Public companies have a lot of resources and they have a lot of this under control or at least under more control than the private sector. The private sector really is in a lot worse shape, and that's one of the reasons why FASB extended the deadline for a year before, before COVID-19. They realized after seeing what happened on the public side, this is an enormous amount of work.

FEI Daily: How can technology help?

Betesh: Repairs and maintenance, or the operating expense pass throughs are all topics within each lease. And these topics have to be organized. So, you can organize your lease information into an Excel spreadsheet, or into a Word document. The difficulty is that by doing that, you don't have a dynamic platform where you can page things, where you can have an audit trail of who changed the summaries, where you can have linkage to the documents themselves.

Wading through the morass of lease language is very slow and very time-consuming. You want to find a way to bring that summary form to your fingertips so you can pivot quickly. And that's where it's really coming up now with COVID-19, is that companies are scrambling to figure out what their leases say. What are their rights and obligations? What happens if they don't pay the rent in May or in April? What are the default provisions? What are the other deadlines that get pushed? We all know the immediate consequences. If you don't pay your rent, you're going to be in default. Bu there are so many downstream consequences, like if you want to sublease your space and you're in default, you can't sublease the space.

I mean, I think landlords are very... Everyone's being very sympathetic right now. But you will have fringe cases where landlords will take advantage and tenants will take advantage of opportunities. They wanted to get out of the lease anyway, and now here's an opportunity.

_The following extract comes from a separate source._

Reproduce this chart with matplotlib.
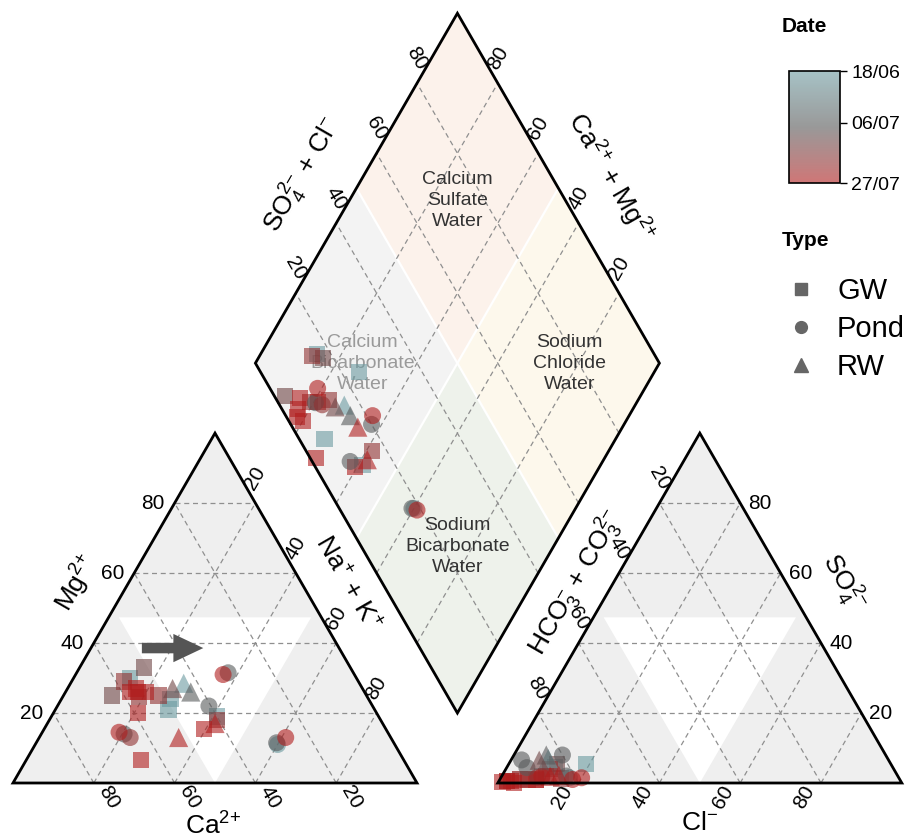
import numpy as np
import matplotlib.pyplot as plt
from matplotlib.colors import LinearSegmentedColormap, Normalize
from matplotlib.patches import Polygon, FancyArrow
from matplotlib.lines import Line2D
from datetime import date

plt.rcParams['font.family'] = ['Liberation Sans', 'DejaVu Sans']
plt.rcParams['mathtext.default'] = 'regular'

# ---------------- samples (meq %) ----------------
sample_type = ['GW', 'GW', 'GW', 'GW', 'GW', 'GW', 'GW', 'GW', 'GW', 'GW', 'GW',
               'RW', 'RW', 'RW', 'Pond', 'Pond', 'Pond', 'RW', 'GW', 'Pond', 'Pond',
               'Pond', 'GW', 'GW', 'GW', 'RW', 'Pond', 'Pond', 'Pond', 'GW', 'GW']
sample_date = ['13/07', '18/06', '20/07', '13/07', '27/07', '27/07', '27/07', '20/07',
               '18/06', '18/06', '27/07', '13/07', '18/06', '06/07', '27/07', '20/07',
               '06/07', '27/07', '27/07', '27/07', '06/07', '06/07', '27/07', '20/07',
               '18/06', '27/07', '06/07', '27/07', '18/06', '27/07', '20/07']
ca = [51.0, 56.0, 58.0, 63.0, 58.0, 56.0, 54.0, 51.5, 49.0, 51.0, 59.0,
      47.0, 43.5, 43.0, 66.5, 64.5, 65.5, 52.5, 65.0, 32.5, 31.0,
      40.5, 45.0, 40.5, 40.0, 41.5, 29.0, 26.0, 29.0, 56.0, 56.5]
mg = [33.0, 30.0, 29.0, 25.0, 26.0, 26.0, 26.0, 25.0, 24.0, 21.0, 20.0,
      27.0, 28.5, 26.0, 14.5, 13.0, 14.0, 13.0, 6.5, 31.0, 31.5,
      22.0, 15.5, 18.0, 19.0, 17.0, 11.5, 13.0, 11.0, 27.0, 24.5]
nak = [16.0, 14.0, 13.0, 12.0, 16.0, 18.0, 20.0, 23.5, 27.0, 28.0, 21.0,
       26.0, 28.0, 31.0, 19.0, 22.5, 20.5, 34.5, 28.5, 36.5, 37.5,
       37.5, 39.5, 41.5, 41.0, 41.5, 59.5, 61.0, 60.0, 17.0, 19.0]
hco3 = [82.5, 83.5, 85.0, 97.5, 94.0, 97.5, 96.5, 87.0, 75.5, 93.8, 90.0,
        86.5, 84.0, 84.0, 88.2, 89.4, 90.8, 83.8, 98.7, 78.5, 80.0,
        90.6, 90.2, 83.7, 88.0, 86.1, 82.0, 81.0, 81.5, 96.0, 92.0]
cl = [12.0, 12.0, 11.0, 2.0, 5.0, 2.0, 3.0, 11.0, 19.0, 5.0, 9.0,
      7.0, 9.0, 8.0, 10.0, 9.0, 2.6, 14.0, 1.0, 20.0, 12.0,
      5.0, 9.0, 15.0, 10.0, 12.0, 16.0, 18.0, 17.0, 4.0, 7.0]
so4 = [5.5, 4.5, 4.0, 0.5, 1.0, 0.5, 0.5, 2.0, 5.5, 1.2, 1.0,
       6.5, 7.0, 8.0, 1.8, 1.6, 6.6, 2.2, 0.3, 1.5, 8.0,
       4.4, 0.8, 1.3, 2.0, 1.9, 2.0, 1.0, 1.5, 0.0, 1.0]

type_names = ['GW', 'Pond', 'RW']
type_markers = {'GW': 's', 'Pond': 'o', 'RW': '^'}
type_sizes = {'GW': 135, 'Pond': 150, 'RW': 190}
date_ticks = ['18/06', '06/07', '27/07']
grid_values = [20, 40, 60, 80]

# ---------------- geometry ----------------
H = np.sqrt(3) / 2
GAP = 0.2
OX = 1 + GAP          # left corner of anion triangle


def day_number(s):
    d, m = s.split('/')
    return (date(2023, int(m), int(d)) - date(2023, 6, 18)).days


def cation_xy(c, m, n):
    t = c + m + n
    return n / t + m / t / 2, m / t * H


def anion_xy(h, c, s):
    t = h + c + s
    return OX + c / t + s / t / 2, s / t * H


def diamond_xy(a, s):
    # a = (Ca+Mg) fraction, s = (SO4+Cl) fraction
    bx, by = 1 + GAP / 2, GAP * H
    return bx + 0.5 * (s - a), by + H * (a + s)


fig = plt.figure(figsize=(9.21, 8.38), dpi=100)
ax = fig.add_axes([0, 0, 1, 1])
ax.set_xlim(-13 / 404, 908 / 404)
ax.set_ylim(-55 / 404, 783 / 404)
ax.axis('off')

# ---------------- backgrounds ----------------
GREY_BG = '#efefef'
for ox in (0, OX):
    ax.add_patch(Polygon([(ox, 0), (ox + 1, 0), (ox + 0.5, H)], fc=GREY_BG, ec='none', zorder=0))
    ax.add_patch(Polygon([(ox + 0.262, 0.41), (ox + 0.738, 0.41), (ox + 0.5, 0)],
                         fc='white', ec='none', zorder=0))

regions = [((0.5, 1), (0, 0.5), '#f3f3f3'),     # Ca bicarbonate
           ((0.5, 1), (0.5, 1), '#fcf2eb'),     # Ca sulfate
           ((0, 0.5), (0.5, 1), '#fdf8ec'),     # Na chloride
           ((0, 0.5), (0, 0.5), '#eef2eb')]     # Na bicarbonate
for (a0, a1), (s0, s1), col in regions:
    pts = [diamond_xy(a0, s0), diamond_xy(a1, s0), diamond_xy(a1, s1), diamond_xy(a0, s1)]
    ax.add_patch(Polygon(pts, fc=col, ec='none', zorder=0))
for p, q in [(diamond_xy(0.5, 0), diamond_xy(0.5, 1)), (diamond_xy(0, 0.5), diamond_xy(1, 0.5))]:
    ax.plot([p[0], q[0]], [p[1], q[1]], color='white', lw=1.6, zorder=1)

# ---------------- grid lines ----------------
gkw = dict(color='#8f8f8f', lw=0.9, dashes=(4, 3), zorder=2)
for v in grid_values:
    f = v / 100
    for ox in (0, OX):
        ax.plot([ox + f / 2, ox + 1 - f / 2], [f * H, f * H], **gkw)
        ax.plot([ox + f, ox + f + (1 - f) / 2], [0, (1 - f) * H], **gkw)
        ax.plot([ox + 1 - f, ox + (1 - f) / 2], [0, (1 - f) * H], **gkw)
    p, q = diamond_xy(0, f), diamond_xy(1, f)
    ax.plot([p[0], q[0]], [p[1], q[1]], **gkw)
    p, q = diamond_xy(f, 0), diamond_xy(f, 1)
    ax.plot([p[0], q[0]], [p[1], q[1]], **gkw)

# ---------------- outlines ----------------
okw = dict(fc='none', ec='black', lw=2.0, zorder=6, joinstyle='miter')
ax.add_patch(Polygon([(0, 0), (1, 0), (0.5, H)], **okw))
ax.add_patch(Polygon([(OX, 0), (OX + 1, 0), (OX + 0.5, H)], **okw))
ax.add_patch(Polygon([diamond_xy(0, 0), diamond_xy(1, 0), diamond_xy(1, 1), diamond_xy(0, 1)], **okw))

# ---------------- tick labels ----------------
tkw = dict(fontsize=15, ha='center', va='center', zorder=7)
UP = 0.062
for v in grid_values:
    f = v / 100
    # cation triangle
    ax.text(f / 2 - 0.025, f * H, str(v), **{**tkw, 'ha': 'right'})
    ax.text(1 - f + 0.037, -0.035, str(v), rotation=-60, **tkw)
    ax.text(f + (1 - f) / 2, (1 - f) * H + UP, str(v), rotation=60, **tkw)
    # anion triangle
    ax.text(OX + 1 - f / 2 + 0.02, f * H, str(v), **{**tkw, 'ha': 'left'})
    ax.text(OX + f - 0.042, -0.035, str(v), rotation=60, **tkw)
    ax.text(OX + (1 - f) / 2, (1 - f) * H + UP, str(v), rotation=-60, **tkw)
    # diamond
    x, y = diamond_xy(1, f)
    ax.text(x, y + UP, str(v), rotation=-60, **tkw)
    x, y = diamond_xy(f, 1)
    ax.text(x, y + UP, str(v), rotation=60, **tkw)

# ---------------- axis titles ----------------
lkw = dict(fontsize=19, ha='center', va='center', zorder=7)
ax.text(0.158, 0.495, r'Mg$^{2{+}}$', rotation=60, **lkw)
ax.text(0.827, 0.495, r'Na$^{{+}}$ + K$^{{+}}$', rotation=-60, **lkw)
ax.text(0.495, -0.107, r'Ca$^{2{+}}$', **lkw)
ax.text(1.396, 0.495, r'HCO$_3^{{-}}$ + CO$_3^{2{-}}$', rotation=60, **lkw)
ax.text(2.054, 0.495, r'SO$_4^{2{-}}$', rotation=-60, **lkw)
ax.text(1.700, -0.100, r'Cl$^{{-}}$', **lkw)
ax.text(0.718, 1.505, r'SO$_4^{2{-}}$ + Cl$^{{-}}$', rotation=60, **lkw)
ax.text(1.478, 1.498, r'Ca$^{2{+}}$ + Mg$^{2{+}}$', rotation=-60, **lkw)

# ---------------- water type labels ----------------
wkw = dict(fontsize=14, ha='center', va='center', linespacing=1.3, zorder=3)
x, y = diamond_xy(0.75, 0.75)
ax.text(x, y - 0.03, 'Calcium\nSulfate\nWater', color='#333333', **wkw)
x, y = diamond_xy(0.25, 0.75)
ax.text(x + 0.027, y, 'Sodium\nChloride\nWater', color='#333333', **wkw)
x, y = diamond_xy(0.75, 0.25)
ax.text(x + 0.015, y, 'Calcium\nBicarbonate\nWater', color='#9a9a9a', **wkw)
x, y = diamond_xy(0.25, 0.25)
ax.text(x, y - 0.02, 'Sodium\nBicarbonate\nWater', color='#333333', **wkw)

# ---------------- arrow ----------------
ax.add_patch(FancyArrow(0.319, 0.334, 0.078, 0, width=0.026, head_width=0.07,
                        head_length=0.074, length_includes_head=False,
                        fc='#555555', ec='none', zorder=4))

# ---------------- points ----------------
cmap = LinearSegmentedColormap.from_list('date', ['#6b9aa0', '#555555', '#b01c1c'])
days = np.array([day_number(d) for d in sample_date])
norm = Normalize(vmin=day_number(date_ticks[0]), vmax=day_number(date_ticks[-1]))

ca_a, mg_a, nak_a = np.array(ca), np.array(mg), np.array(nak)
hco3_a, cl_a, so4_a = np.array(hco3), np.array(cl), np.array(so4)
cx, cy = cation_xy(ca_a, mg_a, nak_a)
axx, ayy = anion_xy(hco3_a, cl_a, so4_a)
frac_camg = (ca_a + mg_a) / (ca_a + mg_a + nak_a)
frac_socl = (so4_a + cl_a) / (hco3_a + cl_a + so4_a)
dx, dy = diamond_xy(frac_camg, frac_socl)

types = np.array(sample_type)
order = np.argsort(days, kind='stable')
sc = None
for t in type_names:
    idx = [i for i in order if types[i] == t]
    for xs, ys in ((cx, cy), (axx, ayy), (dx, dy)):
        sc = ax.scatter(xs[idx], ys[idx], c=days[idx], cmap=cmap, norm=norm,
                        marker=type_markers[t], s=type_sizes[t], alpha=0.6,
                        linewidths=0, zorder=5)

# ---------------- legends ----------------
fig.text(782 / 921, 1 - 27 / 838, 'Date', fontsize=15, fontweight='bold', va='center', ha='left')
cax = fig.add_axes([789 / 921, 1 - 183 / 838, 51 / 921, 112 / 838])
cbar = fig.colorbar(sc, cax=cax)
cbar.set_ticks([day_number(d) for d in date_ticks])
cbar.set_ticklabels(date_ticks)
cbar.ax.invert_yaxis()
cbar.ax.tick_params(labelsize=14, length=5, width=1, direction='out', pad=3)
cbar.outline.set_linewidth(1.2)

fig.text(782 / 921, 1 - 241 / 838, 'Type', fontsize=15, fontweight='bold', va='center', ha='left')
handles = [Line2D([], [], marker=type_markers[t], color='#666666', ls='none',
                  markersize=8.5 if t != 'RW' else 10) for t in type_names]
fig.legend(handles, type_names, loc='upper left', bbox_to_anchor=(786 / 921, 1 - 277 / 838),
           frameon=False, fontsize=21, handletextpad=0.75, labelspacing=0.34,
           borderpad=0, borderaxespad=0, handlelength=1.0)

fig.savefig('out.png', dpi=100)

The real thing that companies need is to get their arms around the magnitude, the scope of this project, and then execute on it. And they need to execute it with proper consideration and proper thought. Because if it takes X number of hours to assemble and read and summarize a lease, and then put it into a system. For one, how many do you have? How long did it take you to organize the documents? Not how many hours did it take you to put the file together. But you send an email to someone, they didn't respond, now you to have to follow up with them because you're missing that second letter that the lease refers to, and you don't know what it says. All of that stuff takes time. And we see companies that take months and months and months to just collect the information. They just don't have it organized. Or where they think they have it organized but when they start digging into the files, they realize they're missing things.

FEI Daily: What surprises are on the horizon for financial executives when it comes to their leases?

Betesh: The pandemic is causing everyone to look at their leases and to look for ways to generate cash. Look for ways to conserve expenses. A lot of deals, a lot of leases will get adjusted. Landlords will say, ‘Don't pay rent for three months, just add three more months to your lease term at the end. Or you can defer the rent for the next three months and pay it over the next two years.’ There are a lot of different ways these are going to change.

Those things require accounting adjustments. Because in the US under, under ASC 842, you don't have to make adjustments to your calculations every time there's a little fluctuation in an index. But if you have a change in the lease, you have to report it. So, all the disruption that's occurring now is going to cause a ripple effect on the lease accounting side. You have to rerun the calculations on all of those leases that get changed. And our system does it.